THE REQUEST: Your task is to print the material below exactly as presented.

INFORMATION PROVIDED:
--------
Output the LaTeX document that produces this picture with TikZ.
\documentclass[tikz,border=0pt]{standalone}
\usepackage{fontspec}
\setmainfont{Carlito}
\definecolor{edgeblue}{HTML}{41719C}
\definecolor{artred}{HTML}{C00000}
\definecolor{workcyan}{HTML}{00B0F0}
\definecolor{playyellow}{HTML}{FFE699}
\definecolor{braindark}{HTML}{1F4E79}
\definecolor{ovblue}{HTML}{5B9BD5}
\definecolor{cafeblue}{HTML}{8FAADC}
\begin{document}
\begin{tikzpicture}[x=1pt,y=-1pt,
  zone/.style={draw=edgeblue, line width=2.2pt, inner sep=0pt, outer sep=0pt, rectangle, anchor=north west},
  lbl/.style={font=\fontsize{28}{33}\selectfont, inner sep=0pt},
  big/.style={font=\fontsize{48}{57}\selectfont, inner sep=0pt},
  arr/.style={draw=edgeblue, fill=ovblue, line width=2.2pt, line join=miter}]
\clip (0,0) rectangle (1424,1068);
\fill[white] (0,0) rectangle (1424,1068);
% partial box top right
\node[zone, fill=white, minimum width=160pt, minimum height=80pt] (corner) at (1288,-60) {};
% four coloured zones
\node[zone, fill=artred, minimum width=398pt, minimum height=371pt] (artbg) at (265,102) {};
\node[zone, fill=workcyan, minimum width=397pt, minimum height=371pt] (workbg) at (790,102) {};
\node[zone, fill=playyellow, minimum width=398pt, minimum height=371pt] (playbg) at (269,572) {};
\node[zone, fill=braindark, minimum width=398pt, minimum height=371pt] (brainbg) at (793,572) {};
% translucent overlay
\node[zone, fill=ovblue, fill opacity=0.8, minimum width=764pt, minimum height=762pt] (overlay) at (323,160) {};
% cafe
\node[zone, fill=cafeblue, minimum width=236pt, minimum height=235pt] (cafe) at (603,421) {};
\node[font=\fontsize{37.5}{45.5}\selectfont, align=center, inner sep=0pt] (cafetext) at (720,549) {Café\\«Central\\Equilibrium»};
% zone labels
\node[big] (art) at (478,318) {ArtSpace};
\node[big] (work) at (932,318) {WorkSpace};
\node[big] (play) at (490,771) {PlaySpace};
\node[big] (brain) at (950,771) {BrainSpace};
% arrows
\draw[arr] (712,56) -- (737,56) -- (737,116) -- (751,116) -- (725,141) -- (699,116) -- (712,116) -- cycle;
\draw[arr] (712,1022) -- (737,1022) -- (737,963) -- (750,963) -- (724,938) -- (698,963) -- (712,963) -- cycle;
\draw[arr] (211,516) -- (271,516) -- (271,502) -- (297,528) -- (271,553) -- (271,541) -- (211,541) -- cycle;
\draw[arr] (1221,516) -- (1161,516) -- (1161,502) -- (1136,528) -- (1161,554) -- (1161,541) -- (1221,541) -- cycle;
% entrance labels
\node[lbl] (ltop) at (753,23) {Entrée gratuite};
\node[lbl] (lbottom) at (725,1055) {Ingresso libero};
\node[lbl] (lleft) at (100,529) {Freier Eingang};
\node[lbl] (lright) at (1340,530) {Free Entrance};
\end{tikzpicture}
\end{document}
--------
EXERCISE RESPONSE:
Output the LaTeX document that produces this picture with TikZ.
\documentclass[tikz,border=0pt]{standalone}
\usepackage{fontspec}
\setmainfont{Carlito}
\definecolor{edgeblue}{HTML}{41719C}
\definecolor{artred}{HTML}{C00000}
\definecolor{workcyan}{HTML}{00B0F0}
\definecolor{playyellow}{HTML}{FFE699}
\definecolor{braindark}{HTML}{1F4E79}
\definecolor{ovblue}{HTML}{5B9BD5}
\definecolor{cafeblue}{HTML}{8FAADC}
\begin{document}
\begin{tikzpicture}[x=1pt,y=-1pt,
  zone/.style={draw=edgeblue, line width=2.2pt, inner sep=0pt, outer sep=0pt, rectangle, anchor=north west},
  lbl/.style={font=\fontsize{28}{33}\selectfont, inner sep=0pt},
  big/.style={font=\fontsize{48}{57}\selectfont, inner sep=0pt},
  arr/.style={draw=edgeblue, fill=ovblue, line width=2.2pt, line join=miter}]
\clip (0,0) rectangle (1424,1068);
\fill[white] (0,0) rectangle (1424,1068);
% partial box top right
\node[zone, fill=white, minimum width=160pt, minimum height=80pt] (corner) at (1288,-60) {};
% four coloured zones
\node[zone, fill=artred, minimum width=398pt, minimum height=371pt] (artbg) at (265,102) {};
\node[zone, fill=workcyan, minimum width=397pt, minimum height=371pt] (workbg) at (790,102) {};
\node[zone, fill=playyellow, minimum width=398pt, minimum height=371pt] (playbg) at (269,572) {};
\node[zone, fill=braindark, minimum width=398pt, minimum height=371pt] (brainbg) at (793,572) {};
% translucent overlay
\node[zone, fill=ovblue, fill opacity=0.8, minimum width=764pt, minimum height=762pt] (overlay) at (323,160) {};
% cafe
\node[zone, fill=cafeblue, minimum width=236pt, minimum height=235pt] (cafe) at (603,421) {};
\node[font=\fontsize{37.5}{45.5}\selectfont, align=center, inner sep=0pt] (cafetext) at (720,549) {Café\\«Central\\Equilibrium»};
% zone labels
\node[big] (art) at (478,318) {ArtSpace};
\node[big] (work) at (932,318) {WorkSpace};
\node[big] (play) at (490,771) {PlaySpace};
\node[big] (brain) at (950,771) {BrainSpace};
% arrows
\draw[arr] (712,56) -- (737,56) -- (737,116) -- (751,116) -- (725,141) -- (699,116) -- (712,116) -- cycle;
\draw[arr] (712,1022) -- (737,1022) -- (737,963) -- (750,963) -- (724,938) -- (698,963) -- (712,963) -- cycle;
\draw[arr] (211,516) -- (271,516) -- (271,502) -- (297,528) -- (271,553) -- (271,541) -- (211,541) -- cycle;
\draw[arr] (1221,516) -- (1161,516) -- (1161,502) -- (1136,528) -- (1161,554) -- (1161,541) -- (1221,541) -- cycle;
% entrance labels
\node[lbl] (ltop) at (753,23) {Entrée gratuite};
\node[lbl] (lbottom) at (725,1055) {Ingresso libero};
\node[lbl] (lleft) at (100,529) {Freier Eingang};
\node[lbl] (lright) at (1340,530) {Free Entrance};
\end{tikzpicture}
\end{document}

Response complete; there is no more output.